On le sait, lors des prochaines élections, la question nationale se distinguera par son absence. Les Québécois se feront accroire qu’ils sont une société normale, disposant de tous les pouvoirs nécessaires à la définition de son avenir collectif. Heureuse fiction !
Dans la réalité, ils sont encadrés par une Constitution contraignante et les décisions financières du gouvernement fédéral. Qu’il s’agisse de la laïcité, du français ou d’environnement, c’est le cadre fédéral qui délimite nos marges de manœuvre. C’est ennuyant, mais c’est ainsi.
Ottawa
Cette disparition de la question nationale n’a rien d’un détail. C’est comme si les Québécois devenaient indifférents à leur destin comme peuple.
Un peu d’histoire nous éclairera.
Le rêve d’un pays nous appartenant et où nous pourrions cesser d’être une minorité sous tutelle étrangère hante notre histoire depuis 250 ans. On connaît l’épisode héroïque des patriotes en 1837-38. Après leur défaite, le rêve de l’indépendance s’est réfugié au fond de notre culture politique, le temps de se refaire des forces. Il se rappelait à la conscience collective de temps en temps en remontant à la surface politique. Chaque génération en a entendu parler avant de se convaincre qu’il n’était pas possible de l’accomplir à court terme et d’en confier la réalisation à la suivante.
C’est avec la fenêtre ouverte par la Révolution tranquille des années 1960 jusqu’au milieu des années 1990 que l’indépendance aurait dû se concrétiser. Le vieux rêve est alors devenu une jeune idée et un projet mobilisant les meilleurs éléments de la nation. Mais la génération qui avait la mission historique de porter à son terme ce projet de libération a échoué. Le Québec s’est divisé en querelles internes contre-productives. Indépendance ou société distincte ? Nous en avons parlé pendant 50 ans, et cela n’a rien donné sinon la victoire d’un Pierre Elliott Trudeau qui s’était retourné contre son peuple et dont le fils est le fidèle héritier.

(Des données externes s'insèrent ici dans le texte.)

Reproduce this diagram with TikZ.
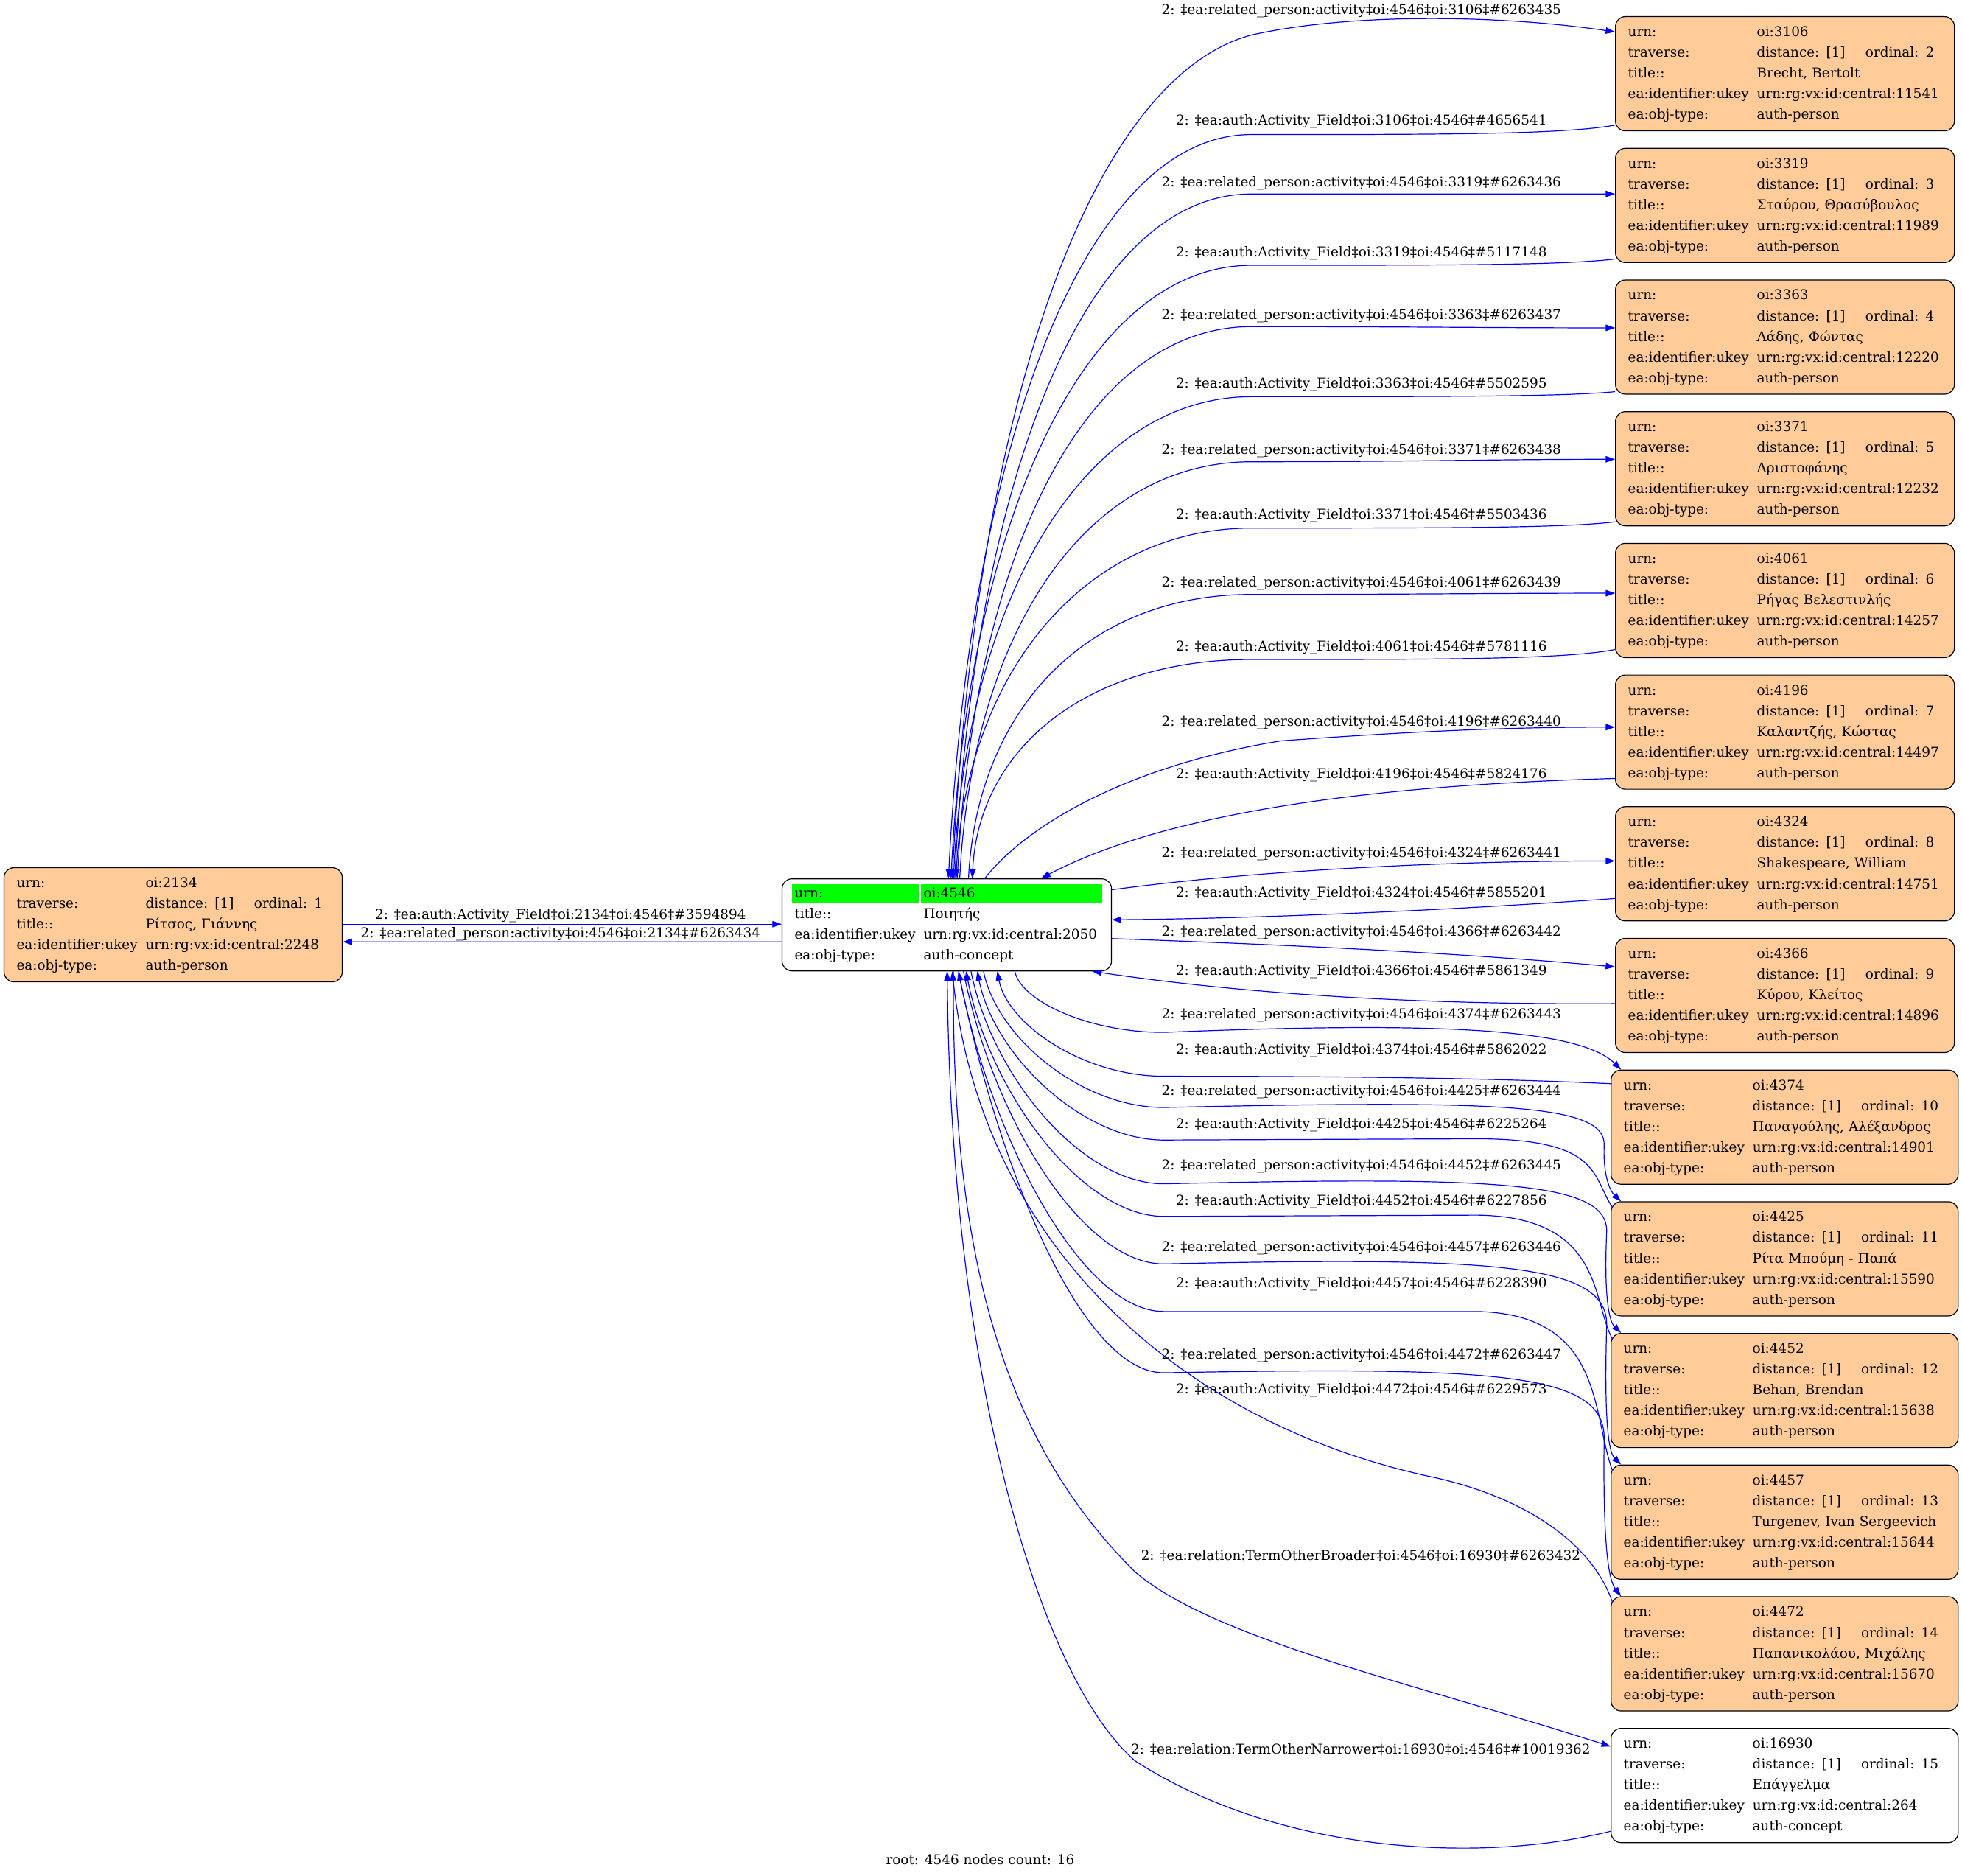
\documentclass[tikz,border=0pt]{standalone}
\usepackage{fontspec}
\setmainfont{DejaVu Serif}
\usetikzlibrary{arrows.meta,calc,backgrounds}
\definecolor{peach}{HTML}{FFCC99}
\definecolor{edgeblue}{HTML}{0000FF}
\definecolor{hlgreen}{HTML}{00FF00}
\newcommand\kv[2]{\noindent\strut\makebox[131.25pt][l]{#1}#2}
\newcommand\recnode[8]{\node[rec,#3] (#1) at (#2) {\kv{urn:}{oi:#4}\\\kv{traverse:}{\makebox[110.5pt][l]{distance: [1]}ordinal: #5}\\\kv{title::}{#6}\\\kv{ea:identifier:ukey}{urn:rg:vx:id:central:#7}\\\kv{ea:obj-type:}{#8}};}
\begin{document}
\begin{tikzpicture}[x=1.2737pt,y=-1.2737pt,
  rec/.style={draw=black,line width=0.9pt,rounded corners=10pt,anchor=north west,inner xsep=12.75pt,inner ysep=0pt,align=left,font=\fontsize{13.8pt}{21.06pt}\selectfont,minimum height=116.25pt},
  lbl/.style={font=\fontsize{13.8pt}{16pt}\selectfont,inner sep=0pt,anchor=base},
  conn/.style={draw=edgeblue,line width=0.9pt,-{Triangle[length=9.5pt,width=6.5pt]}}]
\useasboundingbox (0,0) rectangle (1568,1499);

% ---------- nodes ----------
\recnode{n2134}{2.9,693}{fill=peach,text width=318.75pt}{2134}{1}{Ρίτσος, Γιάννης}{2248}{auth-person}
\node[rec,fill=none,text width=309.75pt,minimum height=93.75pt] (c) at (624.7,701.9)
  {\kv{urn:}{oi:4546}\\\kv{title::}{Ποιητής}\\\kv{ea:identifier:ukey}{urn:rg:vx:id:central:2050}\\\kv{ea:obj-type:}{auth-concept}};
\begin{scope}[on background layer]
\fill[hlgreen] ($(c.north west)+(8.3,4.7)$) rectangle ($(c.north west)+(109.6,19.4)$);
\fill[hlgreen] ($(c.north west)+(111.3,4.7)$) rectangle ($(c.north west)+(256.2,19.4)$);
\end{scope}

\recnode{n3106}{1290.7,12.95}{fill=peach,text width=319.5pt}{3106}{2}{Brecht, Bertolt}{11541}{auth-person}
\recnode{n3319}{1290.7,118.17}{fill=peach,text width=319.5pt}{3319}{3}{Σταύρου, Θρασύβουλος}{11989}{auth-person}
\recnode{n3363}{1290.7,223.39}{fill=peach,text width=319.5pt}{3363}{4}{Λάδης, Φώντας}{12220}{auth-person}
\recnode{n3371}{1290.7,328.61}{fill=peach,text width=319.5pt}{3371}{5}{Αριστοφάνης}{12232}{auth-person}
\recnode{n4061}{1290.7,433.83}{fill=peach,text width=319.5pt}{4061}{6}{Ρήγας Βελεστινλής}{14257}{auth-person}
\recnode{n4196}{1290.7,539.05}{fill=peach,text width=319.5pt}{4196}{7}{Καλαντζής, Κώστας}{14497}{auth-person}
\recnode{n4324}{1290.7,644.27}{fill=peach,text width=319.5pt}{4324}{8}{Shakespeare, William}{14751}{auth-person}
\recnode{n4366}{1290.7,749.49}{fill=peach,text width=319.5pt}{4366}{9}{Κύρου, Κλείτος}{14896}{auth-person}
\recnode{n4374}{1287.2,854.71}{fill=peach,text width=327.75pt}{4374}{10}{Παναγούλης, Αλέξανδρος}{14901}{auth-person}
\recnode{n4425}{1287.2,959.93}{fill=peach,text width=327.75pt}{4425}{11}{Ρίτα Μπούμη - Παπά}{15590}{auth-person}
\recnode{n4452}{1287.2,1065.15}{fill=peach,text width=327.75pt}{4452}{12}{Behan, Brendan}{15638}{auth-person}
\recnode{n4457}{1287.2,1170.37}{fill=peach,text width=327.75pt}{4457}{13}{Turgenev, Ivan Sergeevich}{15644}{auth-person}
\recnode{n4472}{1287.2,1275.59}{fill=peach,text width=327.75pt}{4472}{14}{Παπανικολάου, Μιχάλης}{15670}{auth-person}
\recnode{n16930}{1287.2,1380.81}{fill=white,text width=327.75pt}{16930}{15}{Επάγγελμα}{264}{auth-concept}

% ---------- left edges ----------
\draw[conn] ($(n2134.north east)+(0,45.5)$) -- ($(c.north west)+(0,36.6)$);
\draw[conn] ($(c.north west)+(0,50.7)$) -- ($(n2134.north east)+(0,59.6)$);
\node[lbl] (l2134a) at (448,734.5) {2: ‡ea:auth:Activity\_Field‡oi:2134‡oi:4546‡\#3594894};
\node[lbl] (l2134r) at (448,749) {2: ‡ea:related\_person:activity‡oi:4546‡oi:2134‡\#6263434};

% ---------- upper related edges ----------
\draw[conn] ($(c.north west)+(136.3,0)$) .. controls (781,298) and (880,60) .. (1000,28) .. controls (1080,10) and (1200,12) .. ($(n3106.north west)+(0,12.55)$);
\draw[conn] ($(c.north west)+(138.3,0)$) .. controls (779.5,373) and (870,155) .. (1000,155) .. controls (1130,155) and (1190,155) .. ($(n3319.north west)+(0,36.8)$);
\draw[conn] ($(c.north west)+(140.3,0)$) .. controls (778.3,436) and (870,261) .. (1000,261) .. controls (1130,261) and (1190,262) .. ($(n3363.north west)+(0,38.6)$);
\draw[conn] ($(c.north west)+(142.3,0)$) .. controls (777,501) and (870,369) .. (1000,369) .. controls (1130,369) and (1190,367) .. ($(n3371.north west)+(0,38.4)$);
\draw[conn] ($(c.north west)+(149.3,0)$) .. controls (780.9,565) and (870,475) .. (1000,475) .. controls (1130,475) and (1190,474) .. ($(n4061.north west)+(0,40.2)$);
\draw[conn] ($(c.north west)+(162.3,0)$) .. controls (820,660) and (900,612) .. (1024,592) .. controls (1120,585) and (1200,581) .. ($(n4196.north west)+(0,42)$);

% ---------- upper activity-field edges ----------
\draw[conn] ($(n3106.north west)+(0,87)$) .. controls (1250,107.5) and (1150,107.5) .. (1000,107.5) .. controls (870,107.5) and (775.8,345) .. ($(c.north west)+(133.3,0)$);
\draw[conn] ($(n3319.north west)+(0,88.8)$) .. controls (1250,212) and (1150,212) .. (1000,212) .. controls (870,212) and (774.7,408) .. ($(c.north west)+(135.3,0)$);
\draw[conn] ($(n3363.north west)+(0,89.6)$) .. controls (1250,317) and (1150,317) .. (1000,317) .. controls (870,317) and (773.6,471) .. ($(c.north west)+(137.3,0)$);
\draw[conn] ($(n3371.north west)+(0,88.4)$) .. controls (1250,422) and (1150,422) .. (1000,422) .. controls (870,422) and (772.4,534) .. ($(c.north west)+(139.3,0)$);
\draw[conn] ($(n4061.north west)+(0,85.2)$) .. controls (1250,527) and (1150,527) .. (1000,527) .. controls (870,527) and (782.3,597) .. ($(c.north west)+(152.3,0)$);
\draw[conn] ($(n4196.north west)+(0,83)$) .. controls (1150,626) and (950,640) .. ($(c.north west)+(207.3,0)$);

% ---------- middle edges ----------
\draw[conn] ($(c.north east)+(0,9.1)$) .. controls (1000,696) and (1150,688) .. ($(n4324.north west)+(0,43.7)$);
\draw[conn] ($(n4324.north west)+(0,73.7)$) .. controls (1150,728) and (1000,734) .. ($(c.north east)+(0,33.1)$);
\draw[conn] ($(c.north east)+(0,48.1)$) .. controls (1000,754) and (1150,760) .. ($(n4366.north west)+(0,23.1)$);
\draw[conn] ($(n4366.north west)+(0,52.5)$) .. controls (1140,803) and (1000,795) .. ($(c.south west)+(248.3,0)$);

% ---------- lower related edges ----------
\draw[conn] ($(c.south west)+(186.3,0)$) .. controls (816,800) and (870,825) .. (930,825) .. controls (1150,816) and (1262,822) .. ($(n4374.north west)+(8.3,0)$);
\draw[conn] ($(c.south west)+(161.3,0)$) .. controls (797,830) and (865,885) .. (930,885) .. controls (1200,879) and (1283,882) .. (1282,915) .. controls (1281,940) and (1287,952) .. ($(n4425.north west)+(8.3,0)$);
\draw[conn] ($(c.south west)+(151.3,0)$) .. controls (793,861) and (865,946) .. (930,946) .. controls (1200,940) and (1286,944) .. (1284,985) .. controls (1282,1030) and (1285,1055) .. ($(n4452.north west)+(8.3,0)$);
\draw[conn] ($(c.south west)+(145.3,0)$) .. controls (793,893) and (865,1010) .. (930,1010) .. controls (1200,1004) and (1286,1010) .. (1284,1060) .. controls (1282,1130) and (1285,1160) .. ($(n4457.north west)+(8.3,0)$);
\draw[conn] ($(c.south west)+(141.3,0)$) .. controls (798,936) and (865,1097) .. (930,1097) .. controls (1200,1092) and (1283,1097) .. (1282,1150) .. controls (1281,1230) and (1285,1262) .. ($(n4472.north west)+(8.3,0)$);

% ---------- lower activity-field edges ----------
\draw[conn] ($(n4374.north west)+(0.8,11.3)$) .. controls (1200,862) and (1100,860) .. (930,860) .. controls (865,860) and (805,818) .. ($(c.south west)+(172.3,0)$);
\draw[conn] ($(n4425.north west)+(1.5,5)$) .. controls (1272,940) and (1280,910) .. (1180,910) -- (930,911) .. controls (865,911) and (794.5,843.5) .. ($(c.south west)+(156.3,0)$);
\draw[conn] ($(n4452.north west)+(1.5,5)$) .. controls (1272,1040) and (1282,972) .. (1180,971) -- (930,972) .. controls (865,972) and (791.6,874) .. ($(c.south west)+(147.3,0)$);
\draw[conn] ($(n4457.north west)+(1.5,5)$) .. controls (1272,1130) and (1282,1050) .. (1180,1048) -- (930,1048) .. controls (865,1048) and (793,912) .. ($(c.south west)+(141.3,0)$);
\draw[conn] ($(n4472.north west)+(1.5,5)$) .. controls (1275,1240) and (1230,1200) .. (1148,1181) .. controls (950,1140) and (785,1000) .. ($(c.south west)+(136.3,0)$);

% ---------- relation edges ----------
\draw[conn] ($(c.south west)+(137.3,0)$) .. controls (760,1000) and (800,1150) .. (907,1256) .. controls (970,1310) and (1130,1345) .. ($(n16930.north west)+(0,14.8)$);
\draw[conn] ($(n16930.north west)+(0,82.5)$) .. controls (1180,1490) and (1020,1480) .. (907,1407) .. controls (830,1340) and (760,1100) .. ($(c.south west)+(132.3,0)$);

% ---------- edge labels ----------
\node[lbl] (lr3106) at (1088,11.5) {2: ‡ea:related\_person:activity‡oi:4546‡oi:3106‡\#6263435};
\node[lbl] (la3106) at (1088,100) {2: ‡ea:auth:Activity\_Field‡oi:3106‡oi:4546‡\#4656541};
\node[lbl] (lr3319) at (1088,149) {2: ‡ea:related\_person:activity‡oi:4546‡oi:3319‡\#6263436};
\node[lbl] (la3319) at (1088,205) {2: ‡ea:auth:Activity\_Field‡oi:3319‡oi:4546‡\#5117148};
\node[lbl] (lr3363) at (1088,255) {2: ‡ea:related\_person:activity‡oi:4546‡oi:3363‡\#6263437};
\node[lbl] (la3363) at (1088,310) {2: ‡ea:auth:Activity\_Field‡oi:3363‡oi:4546‡\#5502595};
\node[lbl] (lr3371) at (1088,363) {2: ‡ea:related\_person:activity‡oi:4546‡oi:3371‡\#6263438};
\node[lbl] (la3371) at (1088,415) {2: ‡ea:auth:Activity\_Field‡oi:3371‡oi:4546‡\#5503436};
\node[lbl] (lr4061) at (1088,469) {2: ‡ea:related\_person:activity‡oi:4546‡oi:4061‡\#6263439};
\node[lbl] (la4061) at (1088,520) {2: ‡ea:auth:Activity\_Field‡oi:4061‡oi:4546‡\#5781116};
\node[lbl] (lr4196) at (1088,580) {2: ‡ea:related\_person:activity‡oi:4546‡oi:4196‡\#6263440};
\node[lbl] (la4196) at (1088,622) {2: ‡ea:auth:Activity\_Field‡oi:4196‡oi:4546‡\#5824176};
\node[lbl] (lr4324) at (1088,685) {2: ‡ea:related\_person:activity‡oi:4546‡oi:4324‡\#6263441};
\node[lbl] (la4324) at (1088,717) {2: ‡ea:auth:Activity\_Field‡oi:4324‡oi:4546‡\#5855201};
\node[lbl] (lr4366) at (1088,748) {2: ‡ea:related\_person:activity‡oi:4546‡oi:4366‡\#6263442};
\node[lbl] (la4366) at (1088,779) {2: ‡ea:auth:Activity\_Field‡oi:4366‡oi:4546‡\#5861349};
\node[lbl] (lr4374) at (1088,814) {2: ‡ea:related\_person:activity‡oi:4546‡oi:4374‡\#6263443};
\node[lbl] (la4374) at (1088,842.5) {2: ‡ea:auth:Activity\_Field‡oi:4374‡oi:4546‡\#5862022};
\node[lbl] (lr4425) at (1088,875.5) {2: ‡ea:related\_person:activity‡oi:4546‡oi:4425‡\#6263444};
\node[lbl] (la4425) at (1088,902) {2: ‡ea:auth:Activity\_Field‡oi:4425‡oi:4546‡\#6225264};
\node[lbl] (lr4452) at (1088,935) {2: ‡ea:related\_person:activity‡oi:4546‡oi:4452‡\#6263445};
\node[lbl] (la4452) at (1088,963) {2: ‡ea:auth:Activity\_Field‡oi:4452‡oi:4546‡\#6227856};
\node[lbl] (lr4457) at (1088,1000) {2: ‡ea:related\_person:activity‡oi:4546‡oi:4457‡\#6263446};
\node[lbl] (la4457) at (1088,1029) {2: ‡ea:auth:Activity\_Field‡oi:4457‡oi:4546‡\#6228390};
\node[lbl] (lr4472) at (1088,1086) {2: ‡ea:related\_person:activity‡oi:4546‡oi:4472‡\#6263447};
\node[lbl] (la4472) at (1088,1114) {2: ‡ea:auth:Activity\_Field‡oi:4472‡oi:4546‡\#6229573};
\node[lbl] (lbroad) at (1087.5,1247) {2: ‡ea:relation:TermOtherBroader‡oi:4546‡oi:16930‡\#6263432};
\node[lbl] (lnarrow) at (1087.5,1401.5) {2: ‡ea:relation:TermOtherNarrower‡oi:16930‡oi:4546‡\#10019362};

\node[lbl] (foot) at (783.4,1490) {root: 4546 nodes count: 16};
\end{tikzpicture}
\end{document}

Où en sommes-nous ? Il faut l’avouer : la défaite nous a fait du mal. Pendant 50 ans, parler de politique, cela a consisté à parler de la question nationale. Aujourd’hui, cette dernière exaspère terriblement.
Mais cette censure mentale est grave : elle nous empêche de constater notre régression démographique dans un Canada qui nous traite comme une minorité ethnique insignifiante. Au Québec, se couper de la question nationale, c’est fuir la réalité. Un peuple comme le nôtre ne pourra vraiment s’épanouir que s’il est pleinement maître de son destin.
Urgence
Le rêve de l’indépendance risque de se faire oublier pour quelques années. Tel est le prix de la défaite. Mais comment le faire renaître ?
Car le temps nous manquera bientôt. Viendra un jour où les Québécois francophones ne seront plus assez nombreux pour décider de leur destin. Ils seront alors en voie de minorisation chez eux. Et nous nous effacerons tranquillement comme peuple, anesthésiés par la prospérité nord-américaine.
L’indépendance est urgente, mais les Québécois sont impuissants à la réaliser. Telle est notre situation historique. Elle est bien plus tragique qu’on ne le croit.